This garden artist is bringing topiary—and its life lessons—to communities across the South

Columbia, South Carolina, topiary artist Michael P. Gibson’s style is all his own.

“I need to find a way to make people happy—not just by what I create, but by teaching them how to create,” says topiary artist Michael P. Gibson.

That’s because he knows better than anyone how impactful sculpting nature can be. “Topiary is something that should be taught at a younger age, just the philosophy of it,” Gibson says. “There are so many life lessons: It teaches you patience and how to focus… I was a troubled kid in school and was always getting suspended, and you know, topiary was something of an escape.”

With a certificate of mastery in therapeutic horticulture, he now schools students of all ages, using this practice as a catalyst for healing. He’s also currently working on a new sensory garden at Edisto Discovery Park in Columbia, South Carolina, where visitors can come to learn and connect with nature and—hopefully—take a bit of that wonder home with them too.

It’s a fitting development for Gibson, who’s been dedicated to making things more beautiful for as long as he can recall—a passion that he credits to his father (an artist) and his mother (a cosmetologist). “My parents instilled this creative bug in me,” he says of growing up in Youngstown, Ohio. “They both showed me how to think outside the box.”

His father, a Navy veteran, also passed down his appreciation for a precisely manicured yard.

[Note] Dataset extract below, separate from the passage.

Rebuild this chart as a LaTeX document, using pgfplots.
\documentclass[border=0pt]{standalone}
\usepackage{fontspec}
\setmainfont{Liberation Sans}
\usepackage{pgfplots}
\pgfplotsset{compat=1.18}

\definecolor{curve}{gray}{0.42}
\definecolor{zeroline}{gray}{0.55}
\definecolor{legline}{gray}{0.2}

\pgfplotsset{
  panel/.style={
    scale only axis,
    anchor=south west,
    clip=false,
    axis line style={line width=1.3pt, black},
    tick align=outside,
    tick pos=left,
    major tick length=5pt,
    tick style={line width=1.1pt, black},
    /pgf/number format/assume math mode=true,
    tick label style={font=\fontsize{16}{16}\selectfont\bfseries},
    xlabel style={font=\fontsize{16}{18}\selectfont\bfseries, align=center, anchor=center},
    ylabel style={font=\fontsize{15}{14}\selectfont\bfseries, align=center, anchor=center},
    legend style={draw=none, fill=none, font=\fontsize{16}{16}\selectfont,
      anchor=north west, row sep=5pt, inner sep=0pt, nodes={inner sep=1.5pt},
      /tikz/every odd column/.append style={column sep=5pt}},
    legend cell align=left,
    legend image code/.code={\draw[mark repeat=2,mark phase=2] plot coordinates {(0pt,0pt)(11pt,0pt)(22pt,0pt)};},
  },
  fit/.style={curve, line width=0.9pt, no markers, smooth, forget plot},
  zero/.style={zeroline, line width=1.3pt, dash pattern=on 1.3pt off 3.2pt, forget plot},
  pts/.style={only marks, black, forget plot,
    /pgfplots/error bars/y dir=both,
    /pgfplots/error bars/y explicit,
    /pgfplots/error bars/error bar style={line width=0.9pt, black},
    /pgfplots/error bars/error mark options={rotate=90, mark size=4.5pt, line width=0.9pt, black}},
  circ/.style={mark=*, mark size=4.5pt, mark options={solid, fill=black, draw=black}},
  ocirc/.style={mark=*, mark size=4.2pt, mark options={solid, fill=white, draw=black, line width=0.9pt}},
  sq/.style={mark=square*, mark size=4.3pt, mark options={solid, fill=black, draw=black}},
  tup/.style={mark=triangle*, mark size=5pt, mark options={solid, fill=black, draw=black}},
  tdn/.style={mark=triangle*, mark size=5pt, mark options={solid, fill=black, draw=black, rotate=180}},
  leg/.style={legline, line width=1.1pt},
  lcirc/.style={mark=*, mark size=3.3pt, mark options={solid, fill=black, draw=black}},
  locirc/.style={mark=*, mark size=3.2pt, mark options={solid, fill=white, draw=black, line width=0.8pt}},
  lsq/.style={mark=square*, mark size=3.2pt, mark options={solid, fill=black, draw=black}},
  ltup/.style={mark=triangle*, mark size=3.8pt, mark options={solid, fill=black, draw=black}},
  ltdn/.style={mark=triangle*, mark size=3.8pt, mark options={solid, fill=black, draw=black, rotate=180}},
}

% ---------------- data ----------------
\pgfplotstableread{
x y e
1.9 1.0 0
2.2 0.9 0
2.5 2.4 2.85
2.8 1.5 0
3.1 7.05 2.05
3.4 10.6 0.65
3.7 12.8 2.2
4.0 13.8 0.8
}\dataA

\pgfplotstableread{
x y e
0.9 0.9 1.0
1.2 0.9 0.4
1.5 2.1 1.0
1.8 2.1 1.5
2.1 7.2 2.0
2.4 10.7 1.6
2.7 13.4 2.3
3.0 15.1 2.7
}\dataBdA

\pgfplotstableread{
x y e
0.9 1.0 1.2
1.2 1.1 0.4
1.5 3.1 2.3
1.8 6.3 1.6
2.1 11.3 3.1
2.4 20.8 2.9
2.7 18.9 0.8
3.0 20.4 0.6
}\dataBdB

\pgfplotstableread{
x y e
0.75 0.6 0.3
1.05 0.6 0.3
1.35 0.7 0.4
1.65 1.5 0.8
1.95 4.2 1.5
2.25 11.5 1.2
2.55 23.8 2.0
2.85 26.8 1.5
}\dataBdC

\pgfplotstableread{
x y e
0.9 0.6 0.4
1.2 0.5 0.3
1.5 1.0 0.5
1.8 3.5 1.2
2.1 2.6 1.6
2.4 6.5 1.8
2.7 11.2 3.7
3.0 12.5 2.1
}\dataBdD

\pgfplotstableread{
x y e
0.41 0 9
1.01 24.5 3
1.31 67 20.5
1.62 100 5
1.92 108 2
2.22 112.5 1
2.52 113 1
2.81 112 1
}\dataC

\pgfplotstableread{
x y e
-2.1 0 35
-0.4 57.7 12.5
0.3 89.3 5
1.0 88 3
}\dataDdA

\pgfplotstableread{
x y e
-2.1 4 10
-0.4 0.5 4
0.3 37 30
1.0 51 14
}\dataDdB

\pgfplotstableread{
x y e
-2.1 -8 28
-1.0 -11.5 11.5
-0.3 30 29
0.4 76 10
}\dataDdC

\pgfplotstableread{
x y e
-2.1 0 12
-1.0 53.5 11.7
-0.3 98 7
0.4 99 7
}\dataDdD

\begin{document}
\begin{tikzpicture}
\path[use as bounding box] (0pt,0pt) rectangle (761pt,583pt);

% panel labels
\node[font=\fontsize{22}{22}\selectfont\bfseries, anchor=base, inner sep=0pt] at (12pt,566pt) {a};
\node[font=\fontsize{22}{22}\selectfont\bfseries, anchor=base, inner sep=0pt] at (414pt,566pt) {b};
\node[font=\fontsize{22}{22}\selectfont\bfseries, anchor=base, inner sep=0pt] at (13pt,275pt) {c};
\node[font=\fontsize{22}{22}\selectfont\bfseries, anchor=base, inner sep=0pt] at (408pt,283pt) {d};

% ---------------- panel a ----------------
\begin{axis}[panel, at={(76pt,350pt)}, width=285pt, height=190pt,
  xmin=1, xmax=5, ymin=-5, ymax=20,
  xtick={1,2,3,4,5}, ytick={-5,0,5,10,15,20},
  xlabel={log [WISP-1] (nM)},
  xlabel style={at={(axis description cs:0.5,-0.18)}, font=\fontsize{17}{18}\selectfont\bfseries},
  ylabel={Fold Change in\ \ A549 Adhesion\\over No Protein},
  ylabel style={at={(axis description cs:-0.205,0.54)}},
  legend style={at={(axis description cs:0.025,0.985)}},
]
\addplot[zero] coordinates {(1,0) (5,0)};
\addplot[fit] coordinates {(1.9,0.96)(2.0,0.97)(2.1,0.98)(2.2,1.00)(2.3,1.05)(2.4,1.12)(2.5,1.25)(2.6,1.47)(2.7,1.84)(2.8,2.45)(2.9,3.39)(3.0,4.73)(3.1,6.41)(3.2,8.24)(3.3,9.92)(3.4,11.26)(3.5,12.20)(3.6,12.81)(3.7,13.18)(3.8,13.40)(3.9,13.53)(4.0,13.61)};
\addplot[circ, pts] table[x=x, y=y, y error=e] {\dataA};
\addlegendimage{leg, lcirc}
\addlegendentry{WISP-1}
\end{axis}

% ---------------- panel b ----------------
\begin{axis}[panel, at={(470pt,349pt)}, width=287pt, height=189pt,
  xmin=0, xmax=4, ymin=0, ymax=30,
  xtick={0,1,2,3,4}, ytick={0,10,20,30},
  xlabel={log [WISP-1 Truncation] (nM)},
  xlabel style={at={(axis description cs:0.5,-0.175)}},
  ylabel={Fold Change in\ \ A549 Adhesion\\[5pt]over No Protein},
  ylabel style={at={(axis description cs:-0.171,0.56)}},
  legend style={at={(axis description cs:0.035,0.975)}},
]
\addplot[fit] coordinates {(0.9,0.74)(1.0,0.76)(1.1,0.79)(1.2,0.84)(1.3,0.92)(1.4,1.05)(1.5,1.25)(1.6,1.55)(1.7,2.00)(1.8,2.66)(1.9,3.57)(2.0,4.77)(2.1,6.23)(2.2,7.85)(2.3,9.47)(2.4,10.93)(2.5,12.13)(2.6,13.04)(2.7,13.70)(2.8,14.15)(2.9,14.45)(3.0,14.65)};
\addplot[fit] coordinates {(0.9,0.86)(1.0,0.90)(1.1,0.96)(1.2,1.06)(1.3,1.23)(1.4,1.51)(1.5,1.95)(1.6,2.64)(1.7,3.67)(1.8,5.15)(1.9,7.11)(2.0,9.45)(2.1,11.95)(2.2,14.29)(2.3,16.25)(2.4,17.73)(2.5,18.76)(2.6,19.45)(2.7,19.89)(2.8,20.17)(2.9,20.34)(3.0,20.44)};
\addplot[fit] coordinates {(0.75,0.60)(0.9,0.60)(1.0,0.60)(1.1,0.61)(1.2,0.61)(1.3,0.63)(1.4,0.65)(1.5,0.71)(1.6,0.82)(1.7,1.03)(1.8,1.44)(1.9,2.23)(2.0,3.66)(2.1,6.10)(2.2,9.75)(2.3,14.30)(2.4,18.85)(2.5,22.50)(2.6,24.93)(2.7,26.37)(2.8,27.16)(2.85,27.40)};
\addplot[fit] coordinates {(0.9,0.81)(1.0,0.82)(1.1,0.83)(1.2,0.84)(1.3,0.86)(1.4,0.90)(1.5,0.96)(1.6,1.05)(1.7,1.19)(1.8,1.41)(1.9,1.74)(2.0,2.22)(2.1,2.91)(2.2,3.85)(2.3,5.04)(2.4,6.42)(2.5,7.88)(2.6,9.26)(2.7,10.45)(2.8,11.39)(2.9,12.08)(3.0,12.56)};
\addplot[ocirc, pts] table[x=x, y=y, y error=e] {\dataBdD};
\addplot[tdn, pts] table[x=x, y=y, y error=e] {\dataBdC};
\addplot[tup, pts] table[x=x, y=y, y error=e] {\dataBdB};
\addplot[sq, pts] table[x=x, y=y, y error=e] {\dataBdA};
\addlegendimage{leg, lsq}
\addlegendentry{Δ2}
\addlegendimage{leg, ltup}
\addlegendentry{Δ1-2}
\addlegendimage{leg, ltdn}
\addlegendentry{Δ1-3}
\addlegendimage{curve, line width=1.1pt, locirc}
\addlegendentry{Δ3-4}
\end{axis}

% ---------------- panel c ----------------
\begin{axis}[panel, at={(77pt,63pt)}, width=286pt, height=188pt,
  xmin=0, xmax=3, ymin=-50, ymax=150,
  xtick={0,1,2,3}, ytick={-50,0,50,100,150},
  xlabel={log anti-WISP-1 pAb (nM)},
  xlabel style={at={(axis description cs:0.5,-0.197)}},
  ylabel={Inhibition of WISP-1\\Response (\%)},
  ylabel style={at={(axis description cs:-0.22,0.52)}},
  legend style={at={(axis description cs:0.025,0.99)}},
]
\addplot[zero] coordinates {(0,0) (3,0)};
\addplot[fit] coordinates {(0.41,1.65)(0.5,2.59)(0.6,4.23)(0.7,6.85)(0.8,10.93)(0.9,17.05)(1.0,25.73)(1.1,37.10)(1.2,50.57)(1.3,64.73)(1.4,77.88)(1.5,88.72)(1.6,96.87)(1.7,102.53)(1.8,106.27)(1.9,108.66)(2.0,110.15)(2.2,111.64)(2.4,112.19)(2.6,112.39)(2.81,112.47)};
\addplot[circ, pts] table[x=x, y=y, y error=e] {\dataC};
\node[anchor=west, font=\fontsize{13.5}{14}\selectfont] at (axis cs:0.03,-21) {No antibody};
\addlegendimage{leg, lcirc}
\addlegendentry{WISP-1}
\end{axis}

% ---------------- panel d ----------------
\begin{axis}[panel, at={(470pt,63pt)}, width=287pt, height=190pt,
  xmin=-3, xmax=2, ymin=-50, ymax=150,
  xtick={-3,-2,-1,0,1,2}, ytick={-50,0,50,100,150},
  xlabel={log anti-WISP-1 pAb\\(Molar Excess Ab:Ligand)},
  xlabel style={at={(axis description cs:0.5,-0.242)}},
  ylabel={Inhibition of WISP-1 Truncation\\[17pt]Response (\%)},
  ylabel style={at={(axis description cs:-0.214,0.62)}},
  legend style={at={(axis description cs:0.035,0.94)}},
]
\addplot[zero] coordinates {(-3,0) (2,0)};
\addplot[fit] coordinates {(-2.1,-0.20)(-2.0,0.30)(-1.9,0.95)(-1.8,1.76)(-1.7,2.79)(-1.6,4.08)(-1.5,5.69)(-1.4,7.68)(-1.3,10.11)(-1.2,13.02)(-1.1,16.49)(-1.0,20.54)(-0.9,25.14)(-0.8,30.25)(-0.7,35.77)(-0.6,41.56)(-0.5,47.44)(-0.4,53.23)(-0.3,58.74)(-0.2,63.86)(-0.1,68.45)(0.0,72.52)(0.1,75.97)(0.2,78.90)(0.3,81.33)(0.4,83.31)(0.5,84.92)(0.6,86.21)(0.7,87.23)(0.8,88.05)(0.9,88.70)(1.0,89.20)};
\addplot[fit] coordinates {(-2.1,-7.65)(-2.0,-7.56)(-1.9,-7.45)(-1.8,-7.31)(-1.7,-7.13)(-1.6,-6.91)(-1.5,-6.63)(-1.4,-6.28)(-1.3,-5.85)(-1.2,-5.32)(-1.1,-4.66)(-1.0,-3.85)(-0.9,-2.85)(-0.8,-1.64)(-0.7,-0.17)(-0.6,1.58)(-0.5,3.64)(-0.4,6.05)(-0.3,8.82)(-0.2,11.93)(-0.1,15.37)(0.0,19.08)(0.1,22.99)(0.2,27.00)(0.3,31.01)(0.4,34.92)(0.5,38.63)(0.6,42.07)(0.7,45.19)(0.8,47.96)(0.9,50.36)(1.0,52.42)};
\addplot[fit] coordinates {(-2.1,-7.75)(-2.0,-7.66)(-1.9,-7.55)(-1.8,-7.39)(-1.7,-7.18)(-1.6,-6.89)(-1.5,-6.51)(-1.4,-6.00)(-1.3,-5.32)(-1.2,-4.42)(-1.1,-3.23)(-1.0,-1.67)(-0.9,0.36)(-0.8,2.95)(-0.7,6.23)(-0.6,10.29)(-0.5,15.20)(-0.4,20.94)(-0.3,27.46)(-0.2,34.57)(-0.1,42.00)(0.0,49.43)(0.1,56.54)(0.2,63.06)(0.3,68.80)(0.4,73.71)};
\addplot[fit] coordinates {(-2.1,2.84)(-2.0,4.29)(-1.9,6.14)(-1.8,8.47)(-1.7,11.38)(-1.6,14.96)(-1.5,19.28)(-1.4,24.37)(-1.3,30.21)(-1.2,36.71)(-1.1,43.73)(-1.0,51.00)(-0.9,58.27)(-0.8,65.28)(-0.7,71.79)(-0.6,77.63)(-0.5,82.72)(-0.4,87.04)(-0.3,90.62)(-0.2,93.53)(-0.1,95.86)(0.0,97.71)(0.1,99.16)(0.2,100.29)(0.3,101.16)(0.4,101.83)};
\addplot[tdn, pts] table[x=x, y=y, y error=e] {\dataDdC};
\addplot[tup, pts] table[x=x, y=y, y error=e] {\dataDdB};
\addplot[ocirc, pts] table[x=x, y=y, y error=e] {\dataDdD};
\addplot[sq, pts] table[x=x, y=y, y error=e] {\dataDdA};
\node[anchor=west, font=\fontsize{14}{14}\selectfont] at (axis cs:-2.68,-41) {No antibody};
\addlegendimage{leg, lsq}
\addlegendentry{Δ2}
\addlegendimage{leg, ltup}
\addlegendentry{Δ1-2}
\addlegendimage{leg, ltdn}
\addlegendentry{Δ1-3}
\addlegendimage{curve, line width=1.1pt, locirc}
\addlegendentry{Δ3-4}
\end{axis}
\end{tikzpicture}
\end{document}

Gibson became comfortable with shears early: He was clipping shrubs at 7 years old and cutting hair soon after. In high school, he mowed lawns and trimmed hedges to make extra cash, but it wasn’t really about the money. “It became therapeutic for me at a young age,” he says.

He continued doing yard work through college and then whenever he had spare time during his various sales jobs. He mowed lawns and cleaned gutters, but his real interest was delighting his customers by transforming their overgrown bushes.

By 2014, Gibson was seeing his “property art” as a way to inspire the people of Youngstown, who were working toward revitalizing the local economy. “There was all this blight—but all this beauty,” he remembers. “I saw blank canvases.” He set out on a mission to produce 330 topiaries, a number referencing his hometown’s area code, and started documenting his pieces.

A couple of years into honing his craft, Gibson—who had until then focused on cultivating his own ideas rather than studying those who had come before him—discovered South Carolina topiary pioneer Pearl Fryar, another self-taught Black artist with similar talent and vision.

“I was doing some really great designs, but then I stumbled across Pearl Fryar, and that changed my life,” he says of his first visit to Fryar’s legendary Bishopville garden in 2016. Gibson emphasized the sentiment in a tribute to the creative after he passed away in April, calling him “an integral part to my story and career.”

An eager recipient of the more experienced artist’s deep knowledge, Gibson took a few trips back and forth between Bishopville and Youngstown, learning everything he could. Then, in 2021, he became the artist in residence there. He relocated his family to nearby Columbia and spent a year reviving the Pearl Fryar Topiary Garden, which had been in decline due to Fryar’s health.

That position, plus an appearance on the HGTV competition show Clipped, secured Gibson’s place as a standout in his own right. He began traveling around the country giving lectures and offering his expertise to museums and other organizations—work that he’s continuing these days through partnerships with places like Edisto Discovery Park. As for what comes next, he hopes to one day establish an institute and apprenticeship program to train the next generation.

“I always say, ‘I can’t be everywhere, but if I teach people how to do topiary, it creates a domino effect when they go back to their neighborhoods,’” Gibson explains. “Beautiful neighborhoods domino into beautiful cities, beautiful states, and a more beautiful country.”